A new study by IDC Research has raised the issue of data protection for such companies and concluded that decision-makers pressing for innovative digital services are often being blocked by IT specialists concerned about security.
Carried out for Akamai Technologies, the investigation discovered a gap is widening between IT and business operations in the sector that is leading to "grave operational and security risks for mobile and online services".
Entitled 'New Threats Demand Innovative Responses', the report looks at the ongoing impact of the financial crisis on the industry and the need for it to safeguard data to ensure it meets customers' needs and retains their trust.
"Having invested in the front-end of online and mobile banking … institutions need to review how they protect themselves and their customers from the ever-present threat of fraudulent activity," said Akamai Chief Strategist for Financial Services, Rich Bolstridge.
An article in the Wall Street Journal has highlighted the efforts that are being made by banks to combat cyber theft and enhance security.
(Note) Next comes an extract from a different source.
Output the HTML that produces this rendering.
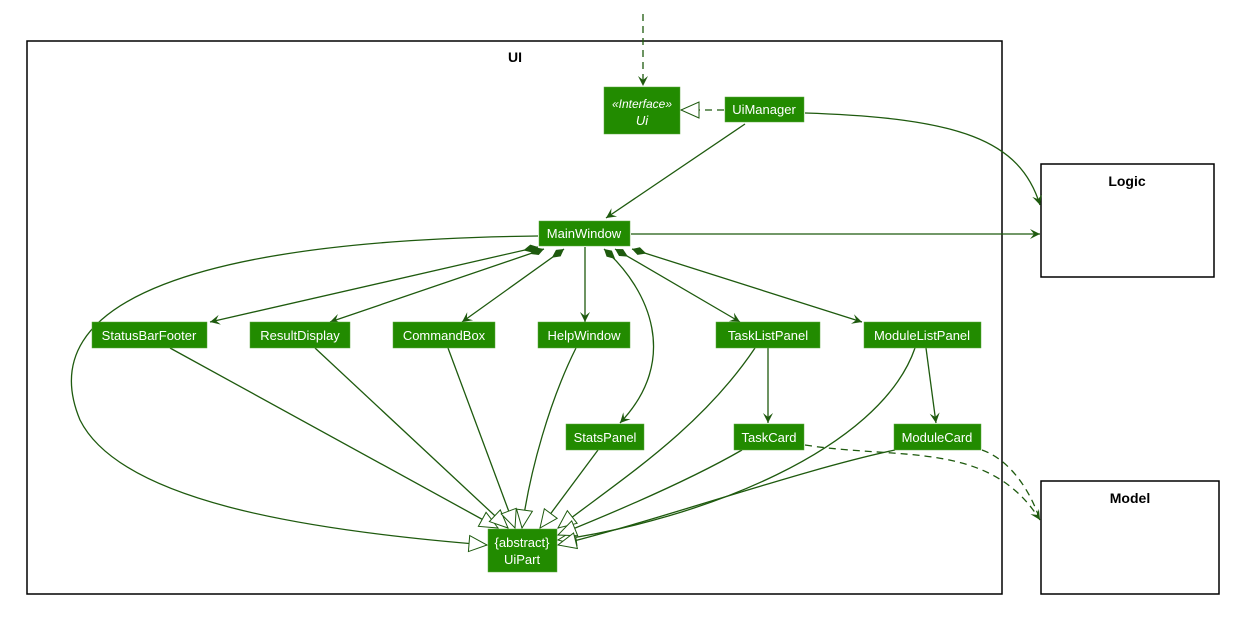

According to sources quoted by the newspaper, many banks are collaborating to tackle threats as they increase online and are choosing to share information in order to do so.
Officials from leading Wall Street firms are due to meet with specialists from the Polytechnic Institute of New York University and discuss the potential creation of a new centre that will detect potential attacks on banking data, while Bank of America has been holding round table talks about possible solutions to such risks.
In related news, a hacker from Israel has launched a retaliation attack, releasing details relating to hundreds of credit card customers in Saudi Arabia.
The move comes after Saudi internet criminals published data linked to Israeli credit card holders and information posted on the web included phone numbers, names and email addresses.